McLain mentioned on the witness stand that Sharp at some point moved from the back to the front seat.

“She actually urinated in the backseat of the van and was ordered to move,” attorney Tiffany Harris pointed out, during her cross-examination. “She had asked several times to relieve herself.”

“I did not order her,” McLain said, but he acknowledged that Sharp had urinated in the van.

Harris is Cox’s standby counsel.

McLain was the last witness before the lunch break Tuesday.

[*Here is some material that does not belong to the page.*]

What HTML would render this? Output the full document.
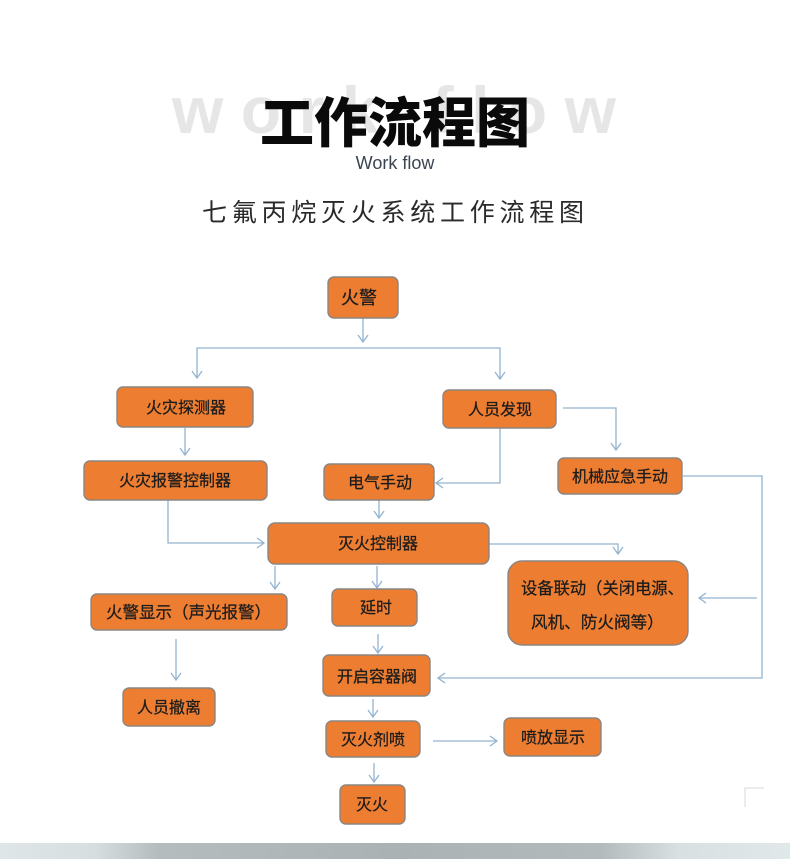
<!DOCTYPE html>
<html>
<head>
<meta charset="utf-8">
<style>
html,body{margin:0;padding:0;background:#fff;}
body{width:790px;height:859px;overflow:hidden;position:relative;}
svg{display:block;}
.bx{fill:#ED7D31;stroke:#8c8580;stroke-width:1.4;}
.t{font-family:"Liberation Sans","Noto Sans CJK SC",sans-serif;font-size:16px;fill:#1c1c1c;stroke:#1c1c1c;stroke-width:0.25;text-anchor:middle;}
.ts{font-family:"Liberation Sans","Noto Sans CJK SC",sans-serif;font-size:16.3px;fill:#1c1c1c;stroke:#1c1c1c;stroke-width:0.25;}
.ln{fill:none;stroke:#93b3cf;stroke-width:1.3;}
</style>
</head>
<body>
<svg width="790" height="859" viewBox="0 0 790 859" xmlns="http://www.w3.org/2000/svg">
  <defs>
    <linearGradient id="bar" x1="0" y1="0" x2="1" y2="0">
      <stop offset="0" stop-color="#dfe6e8"/>
      <stop offset="0.12" stop-color="#d6dee0"/>
      <stop offset="0.2" stop-color="#b4bcbe"/>
      <stop offset="0.5" stop-color="#aab2b4"/>
      <stop offset="0.76" stop-color="#b2babc"/>
      <stop offset="0.86" stop-color="#d8e0e2"/>
      <stop offset="1" stop-color="#e1e8ea"/>
    </linearGradient>
  </defs>

  <!-- Header -->
  <text x="394" y="133" font-family="Liberation Sans, sans-serif" font-weight="bold" font-size="66" fill="#e6e6e6" text-anchor="middle" textLength="444" lengthAdjust="spacing">work flow</text>
  <text x="395" y="142" font-family="Liberation Sans, Noto Sans CJK SC, sans-serif" font-weight="900" font-size="54" fill="#0a0a0a" text-anchor="middle">工作流程图</text>
  <text x="395" y="169" font-family="Liberation Sans, sans-serif" font-size="18" fill="#3b4551" text-anchor="middle">Work flow</text>
  <text x="202" y="221" font-family="Liberation Sans, Noto Sans CJK SC, sans-serif" font-size="25" fill="#2a2a2a" textLength="382" lengthAdjust="spacing">七氟丙烷灭火系统工作流程图</text>

  <!-- Connectors -->
  <g class="ln">
    <path d="M363 318 V342"/><path d="M358 335 L363 342 L368 335"/>
    <path d="M197 378 V348 H500 V379"/>
    <path d="M192 371 L197 378 L202 371"/>
    <path d="M495 372 L500 379 L505 372"/>
    <path d="M185 428 V455"/><path d="M180 448 L185 455 L190 448"/>
    <path d="M168 500 V543 H264"/><path d="M257 538 L264 543 L257 548"/>
    <path d="M563 408 H616 V450"/><path d="M611 443 L616 450 L621 443"/>
    <path d="M500 428 V483 H436"/><path d="M443 478 L436 483 L443 488"/>
    <path d="M379 500 V518"/><path d="M374 511 L379 518 L384 511"/>
    <path d="M683 476 H762 V678 H438"/><path d="M445 673 L438 678 L445 683"/>
    <path d="M757 598 H699"/><path d="M706 593 L699 598 L706 603"/>
    <path d="M489 544 H618 V554"/><path d="M613 547 L618 554 L623 547"/>
    <path d="M275 566 V589"/><path d="M270 582 L275 589 L280 582"/>
    <path d="M377 566 V588"/><path d="M372 581 L377 588 L382 581"/>
    <path d="M176 639 V680"/><path d="M171 673 L176 680 L181 673"/>
    <path d="M378 634 V653"/><path d="M373 646 L378 653 L383 646"/>
    <path d="M373 699 V717"/><path d="M368 710 L373 717 L378 710"/>
    <path d="M433 741 H497"/><path d="M490 736 L497 741 L490 746"/>
    <path d="M374 763 V782"/><path d="M369 775 L374 782 L379 775"/>
  </g>

  <!-- Boxes -->
  <rect class="bx" x="328" y="277" width="70" height="41" rx="6"/>
  <text class="t" x="359" y="304" style="font-size:18px">火警</text>

  <rect class="bx" x="117" y="387" width="136" height="40" rx="6"/>
  <text class="t" x="186" y="413">火灾探测器</text>

  <rect class="bx" x="443" y="390" width="113" height="38" rx="6"/>
  <text class="t" x="500" y="415">人员发现</text>

  <rect class="bx" x="84" y="461" width="183" height="39" rx="6"/>
  <text class="t" x="175" y="486">火灾报警控制器</text>

  <rect class="bx" x="324" y="464" width="110" height="36" rx="6"/>
  <text class="t" x="380" y="488">电气手动</text>

  <rect class="bx" x="558" y="458" width="124" height="36" rx="6"/>
  <text class="t" x="620" y="482">机械应急手动</text>

  <rect class="bx" x="268" y="523" width="221" height="41" rx="7"/>
  <text class="t" x="378" y="549">灭火控制器</text>

  <rect class="bx" x="508" y="561" width="180" height="84" rx="14"/>
  <text class="ts" x="521" y="594">设备联动（关闭电源、</text>
  <text class="ts" x="531" y="628" style="font-size:16.6px">风机、防火阀等）</text>

  <rect class="bx" x="91" y="594" width="196" height="36" rx="6"/>
  <text class="ts" x="106" y="618" style="font-size:16.5px">火警显示（声光报警）</text>

  <rect class="bx" x="332" y="589" width="85" height="37" rx="6"/>
  <text class="t" x="376" y="613">延时</text>

  <rect class="bx" x="323" y="655" width="107" height="41" rx="6"/>
  <text class="t" x="377" y="682">开启容器阀</text>

  <rect class="bx" x="123" y="688" width="92" height="38" rx="6"/>
  <text class="t" x="169" y="713">人员撤离</text>

  <rect class="bx" x="326" y="721" width="94" height="36" rx="6"/>
  <text class="t" x="373" y="745">灭火剂喷</text>

  <rect class="bx" x="504" y="718" width="97" height="38" rx="6"/>
  <text class="t" x="553" y="743">喷放显示</text>

  <rect class="bx" x="340" y="785" width="65" height="39" rx="6"/>
  <text class="t" x="372" y="810">灭火</text>

  <!-- faint corner mark -->
  <path d="M745 807 V788 H764" fill="none" stroke="#d9d9d9" stroke-width="1"/>

  <!-- Bottom bar -->
  <rect x="0" y="843" width="790" height="16" fill="url(#bar)"/>
</svg>
</body>
</html>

Two refuge employees testified in the morning.

Ryan Curtis, a supervisory forestry technician, identified defendant David Fry on video, seated at Curtis’ desk at the refuge and using his computer.

“That’s my desk and a picture of my daughter,” as the video filmed by Fry scanning Curtis’ personal belongings.

Curtis testified that one of the fire trucks at the refuge “had everything stripped of it” when he returned from work in mid-February after the 41-day occupation of the refuge was over.

Refuge ecologist Jess Wenick, a 13-year refuge employee who manages the haying and grazing program and water management program, said occupiers drove out in his work-assigned white pickup truck to cut about 100 feet of fence on the northeast boundary of the federal property Jan. 11.

He identified the refuge Bobcat truck used to remove fence poles from the ground and his work-assigned all-terrain vehicle being used by occupiers without his permission.

Prosecutors played for jurors video of the fence-cutting, which showed occupation spokesman Robert “LaVoy” Finicum removing a pair of pliers from a truck, and Ammon Bundy, Jon Ritzheimer and Finicum taking turns cutting the barbed wire down.

“Taking down the fence. Liberating this area,” co-defendant Blaine Cooper could be heard saying in the video. Cooper already has pleaded guilty to the federal conspiracy charge.

Upon returning to work at the refuge, Wenick testified that he found his desk in the main office of the refuge “disorganized and messy,” and his personal paperwork had been rummaged through, including bank account information, Social Security numbers and the “complete family history” of him and his wife.

He noticed a stack of historical documents placed in his office that had been moved, including a number of papers about the controversial case of Harney County ranchers Dwight Hammond Jr. and Steve Hammond, who were ordered to return to federal prison in January to complete a mandatory minimum sentence of five years for arson on federal lands.

He described co-worker Faye Healy’s office next door to his as a “technological sweatshop,” with computer parts strewn about, tobacco spit on the wall and personal photos and a “disturbing odor” in the air.